EXERCISE AIM: Leave out any picture and return the remaining listing below exactly as given.

[BEGIN DATA PROVIDED]

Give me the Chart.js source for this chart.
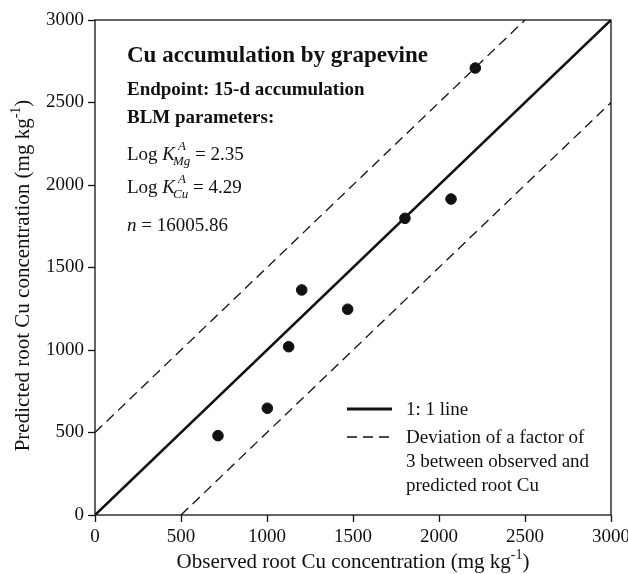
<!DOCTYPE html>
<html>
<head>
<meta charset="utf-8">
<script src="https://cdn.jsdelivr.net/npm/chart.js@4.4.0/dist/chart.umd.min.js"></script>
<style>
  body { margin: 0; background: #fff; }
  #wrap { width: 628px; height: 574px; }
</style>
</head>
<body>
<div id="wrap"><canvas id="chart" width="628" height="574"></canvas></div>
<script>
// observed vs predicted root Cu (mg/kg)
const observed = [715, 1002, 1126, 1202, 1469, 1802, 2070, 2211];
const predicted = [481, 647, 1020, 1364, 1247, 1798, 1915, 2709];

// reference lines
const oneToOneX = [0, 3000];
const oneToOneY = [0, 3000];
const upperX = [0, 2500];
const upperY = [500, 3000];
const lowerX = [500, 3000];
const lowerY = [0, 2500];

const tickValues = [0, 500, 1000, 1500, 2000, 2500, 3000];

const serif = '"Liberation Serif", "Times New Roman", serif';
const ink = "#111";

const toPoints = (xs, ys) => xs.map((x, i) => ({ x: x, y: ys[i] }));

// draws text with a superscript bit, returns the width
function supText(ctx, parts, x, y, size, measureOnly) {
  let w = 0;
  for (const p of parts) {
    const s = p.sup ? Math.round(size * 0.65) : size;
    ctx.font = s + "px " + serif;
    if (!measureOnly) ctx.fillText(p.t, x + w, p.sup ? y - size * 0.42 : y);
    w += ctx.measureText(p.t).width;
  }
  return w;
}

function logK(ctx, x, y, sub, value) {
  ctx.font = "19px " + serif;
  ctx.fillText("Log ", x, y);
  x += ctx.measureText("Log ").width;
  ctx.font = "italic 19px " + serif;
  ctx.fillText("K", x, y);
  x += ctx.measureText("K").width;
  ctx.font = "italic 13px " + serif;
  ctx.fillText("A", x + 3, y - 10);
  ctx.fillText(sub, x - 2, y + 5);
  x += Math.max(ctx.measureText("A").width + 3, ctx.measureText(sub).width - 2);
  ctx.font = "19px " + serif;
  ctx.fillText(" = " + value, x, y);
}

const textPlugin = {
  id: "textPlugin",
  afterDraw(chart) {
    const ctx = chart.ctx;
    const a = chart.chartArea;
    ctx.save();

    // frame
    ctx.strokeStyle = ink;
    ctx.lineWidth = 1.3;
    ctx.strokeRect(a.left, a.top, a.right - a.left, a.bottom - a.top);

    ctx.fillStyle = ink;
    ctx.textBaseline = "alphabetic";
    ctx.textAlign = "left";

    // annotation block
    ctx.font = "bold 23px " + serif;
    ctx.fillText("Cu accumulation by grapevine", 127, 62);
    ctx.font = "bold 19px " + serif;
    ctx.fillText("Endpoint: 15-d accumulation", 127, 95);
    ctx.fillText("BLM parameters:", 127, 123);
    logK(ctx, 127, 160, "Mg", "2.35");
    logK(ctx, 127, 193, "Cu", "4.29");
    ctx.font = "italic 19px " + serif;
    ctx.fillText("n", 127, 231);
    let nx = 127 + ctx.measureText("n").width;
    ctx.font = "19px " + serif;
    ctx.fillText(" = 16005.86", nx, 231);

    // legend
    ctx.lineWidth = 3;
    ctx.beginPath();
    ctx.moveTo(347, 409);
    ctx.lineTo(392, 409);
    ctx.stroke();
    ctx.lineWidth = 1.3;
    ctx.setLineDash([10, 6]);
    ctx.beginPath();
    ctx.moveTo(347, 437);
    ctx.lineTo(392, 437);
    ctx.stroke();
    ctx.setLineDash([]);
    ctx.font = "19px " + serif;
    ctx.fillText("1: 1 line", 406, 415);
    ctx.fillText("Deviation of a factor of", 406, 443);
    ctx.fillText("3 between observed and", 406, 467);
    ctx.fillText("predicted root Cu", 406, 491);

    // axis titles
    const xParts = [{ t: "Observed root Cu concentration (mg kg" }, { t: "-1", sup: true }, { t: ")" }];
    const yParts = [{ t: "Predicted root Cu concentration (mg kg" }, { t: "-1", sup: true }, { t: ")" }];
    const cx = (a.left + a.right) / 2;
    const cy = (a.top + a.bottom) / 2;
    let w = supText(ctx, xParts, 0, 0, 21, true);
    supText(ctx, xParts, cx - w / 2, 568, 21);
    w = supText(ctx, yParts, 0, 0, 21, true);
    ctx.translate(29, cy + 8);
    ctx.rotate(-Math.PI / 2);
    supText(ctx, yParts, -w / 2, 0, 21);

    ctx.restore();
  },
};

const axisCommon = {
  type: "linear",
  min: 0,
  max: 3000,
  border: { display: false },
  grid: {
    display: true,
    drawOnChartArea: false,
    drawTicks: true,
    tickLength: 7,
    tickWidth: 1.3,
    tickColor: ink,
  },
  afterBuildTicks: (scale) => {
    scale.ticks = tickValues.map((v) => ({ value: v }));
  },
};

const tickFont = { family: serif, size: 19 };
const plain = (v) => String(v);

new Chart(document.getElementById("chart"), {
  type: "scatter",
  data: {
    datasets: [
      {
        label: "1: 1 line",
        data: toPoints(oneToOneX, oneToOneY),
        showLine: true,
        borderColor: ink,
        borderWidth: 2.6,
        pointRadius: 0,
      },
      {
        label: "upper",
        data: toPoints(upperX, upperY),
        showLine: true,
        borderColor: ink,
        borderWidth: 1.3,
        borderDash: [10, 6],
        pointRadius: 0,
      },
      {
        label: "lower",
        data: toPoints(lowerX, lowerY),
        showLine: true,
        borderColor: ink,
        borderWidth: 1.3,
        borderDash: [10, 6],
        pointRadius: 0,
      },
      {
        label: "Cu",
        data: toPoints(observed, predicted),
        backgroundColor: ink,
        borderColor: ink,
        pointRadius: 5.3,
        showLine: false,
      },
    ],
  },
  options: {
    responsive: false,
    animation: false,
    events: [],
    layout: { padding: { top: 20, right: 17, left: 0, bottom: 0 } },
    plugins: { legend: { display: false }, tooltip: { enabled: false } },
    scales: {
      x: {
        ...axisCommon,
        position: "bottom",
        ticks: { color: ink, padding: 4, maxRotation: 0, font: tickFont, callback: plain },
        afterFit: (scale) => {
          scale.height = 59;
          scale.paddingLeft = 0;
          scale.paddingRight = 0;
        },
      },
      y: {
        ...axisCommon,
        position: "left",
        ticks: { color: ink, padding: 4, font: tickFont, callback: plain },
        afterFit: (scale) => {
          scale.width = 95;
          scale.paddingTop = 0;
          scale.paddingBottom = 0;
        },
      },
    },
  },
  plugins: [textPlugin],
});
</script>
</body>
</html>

[END DATA PROVIDED]

RESPONSE TO THIS TASK:
Give me the Chart.js source for this chart.
<!DOCTYPE html>
<html>
<head>
<meta charset="utf-8">
<script src="https://cdn.jsdelivr.net/npm/chart.js@4.4.0/dist/chart.umd.min.js"></script>
<style>
  body { margin: 0; background: #fff; }
  #wrap { width: 628px; height: 574px; }
</style>
</head>
<body>
<div id="wrap"><canvas id="chart" width="628" height="574"></canvas></div>
<script>
// observed vs predicted root Cu (mg/kg)
const observed = [715, 1002, 1126, 1202, 1469, 1802, 2070, 2211];
const predicted = [481, 647, 1020, 1364, 1247, 1798, 1915, 2709];

// reference lines
const oneToOneX = [0, 3000];
const oneToOneY = [0, 3000];
const upperX = [0, 2500];
const upperY = [500, 3000];
const lowerX = [500, 3000];
const lowerY = [0, 2500];

const tickValues = [0, 500, 1000, 1500, 2000, 2500, 3000];

const serif = '"Liberation Serif", "Times New Roman", serif';
const ink = "#111";

const toPoints = (xs, ys) => xs.map((x, i) => ({ x: x, y: ys[i] }));

// draws text with a superscript bit, returns the width
function supText(ctx, parts, x, y, size, measureOnly) {
  let w = 0;
  for (const p of parts) {
    const s = p.sup ? Math.round(size * 0.65) : size;
    ctx.font = s + "px " + serif;
    if (!measureOnly) ctx.fillText(p.t, x + w, p.sup ? y - size * 0.42 : y);
    w += ctx.measureText(p.t).width;
  }
  return w;
}

function logK(ctx, x, y, sub, value) {
  ctx.font = "19px " + serif;
  ctx.fillText("Log ", x, y);
  x += ctx.measureText("Log ").width;
  ctx.font = "italic 19px " + serif;
  ctx.fillText("K", x, y);
  x += ctx.measureText("K").width;
  ctx.font = "italic 13px " + serif;
  ctx.fillText("A", x + 3, y - 10);
  ctx.fillText(sub, x - 2, y + 5);
  x += Math.max(ctx.measureText("A").width + 3, ctx.measureText(sub).width - 2);
  ctx.font = "19px " + serif;
  ctx.fillText(" = " + value, x, y);
}

const textPlugin = {
  id: "textPlugin",
  afterDraw(chart) {
    const ctx = chart.ctx;
    const a = chart.chartArea;
    ctx.save();

    // frame
    ctx.strokeStyle = ink;
    ctx.lineWidth = 1.3;
    ctx.strokeRect(a.left, a.top, a.right - a.left, a.bottom - a.top);

    ctx.fillStyle = ink;
    ctx.textBaseline = "alphabetic";
    ctx.textAlign = "left";

    // annotation block
    ctx.font = "bold 23px " + serif;
    ctx.fillText("Cu accumulation by grapevine", 127, 62);
    ctx.font = "bold 19px " + serif;
    ctx.fillText("Endpoint: 15-d accumulation", 127, 95);
    ctx.fillText("BLM parameters:", 127, 123);
    logK(ctx, 127, 160, "Mg", "2.35");
    logK(ctx, 127, 193, "Cu", "4.29");
    ctx.font = "italic 19px " + serif;
    ctx.fillText("n", 127, 231);
    let nx = 127 + ctx.measureText("n").width;
    ctx.font = "19px " + serif;
    ctx.fillText(" = 16005.86", nx, 231);

    // legend
    ctx.lineWidth = 3;
    ctx.beginPath();
    ctx.moveTo(347, 409);
    ctx.lineTo(392, 409);
    ctx.stroke();
    ctx.lineWidth = 1.3;
    ctx.setLineDash([10, 6]);
    ctx.beginPath();
    ctx.moveTo(347, 437);
    ctx.lineTo(392, 437);
    ctx.stroke();
    ctx.setLineDash([]);
    ctx.font = "19px " + serif;
    ctx.fillText("1: 1 line", 406, 415);
    ctx.fillText("Deviation of a factor of", 406, 443);
    ctx.fillText("3 between observed and", 406, 467);
    ctx.fillText("predicted root Cu", 406, 491);

    // axis titles
    const xParts = [{ t: "Observed root Cu concentration (mg kg" }, { t: "-1", sup: true }, { t: ")" }];
    const yParts = [{ t: "Predicted root Cu concentration (mg kg" }, { t: "-1", sup: true }, { t: ")" }];
    const cx = (a.left + a.right) / 2;
    const cy = (a.top + a.bottom) / 2;
    let w = supText(ctx, xParts, 0, 0, 21, true);
    supText(ctx, xParts, cx - w / 2, 568, 21);
    w = supText(ctx, yParts, 0, 0, 21, true);
    ctx.translate(29, cy + 8);
    ctx.rotate(-Math.PI / 2);
    supText(ctx, yParts, -w / 2, 0, 21);

    ctx.restore();
  },
};

const axisCommon = {
  type: "linear",
  min: 0,
  max: 3000,
  border: { display: false },
  grid: {
    display: true,
    drawOnChartArea: false,
    drawTicks: true,
    tickLength: 7,
    tickWidth: 1.3,
    tickColor: ink,
  },
  afterBuildTicks: (scale) => {
    scale.ticks = tickValues.map((v) => ({ value: v }));
  },
};

const tickFont = { family: serif, size: 19 };
const plain = (v) => String(v);

new Chart(document.getElementById("chart"), {
  type: "scatter",
  data: {
    datasets: [
      {
        label: "1: 1 line",
        data: toPoints(oneToOneX, oneToOneY),
        showLine: true,
        borderColor: ink,
        borderWidth: 2.6,
        pointRadius: 0,
      },
      {
        label: "upper",
        data: toPoints(upperX, upperY),
        showLine: true,
        borderColor: ink,
        borderWidth: 1.3,
        borderDash: [10, 6],
        pointRadius: 0,
      },
      {
        label: "lower",
        data: toPoints(lowerX, lowerY),
        showLine: true,
        borderColor: ink,
        borderWidth: 1.3,
        borderDash: [10, 6],
        pointRadius: 0,
      },
      {
        label: "Cu",
        data: toPoints(observed, predicted),
        backgroundColor: ink,
        borderColor: ink,
        pointRadius: 5.3,
        showLine: false,
      },
    ],
  },
  options: {
    responsive: false,
    animation: false,
    events: [],
    layout: { padding: { top: 20, right: 17, left: 0, bottom: 0 } },
    plugins: { legend: { display: false }, tooltip: { enabled: false } },
    scales: {
      x: {
        ...axisCommon,
        position: "bottom",
        ticks: { color: ink, padding: 4, maxRotation: 0, font: tickFont, callback: plain },
        afterFit: (scale) => {
          scale.height = 59;
          scale.paddingLeft = 0;
          scale.paddingRight = 0;
        },
      },
      y: {
        ...axisCommon,
        position: "left",
        ticks: { color: ink, padding: 4, font: tickFont, callback: plain },
        afterFit: (scale) => {
          scale.width = 95;
          scale.paddingTop = 0;
          scale.paddingBottom = 0;
        },
      },
    },
  },
  plugins: [textPlugin],
});
</script>
</body>
</html>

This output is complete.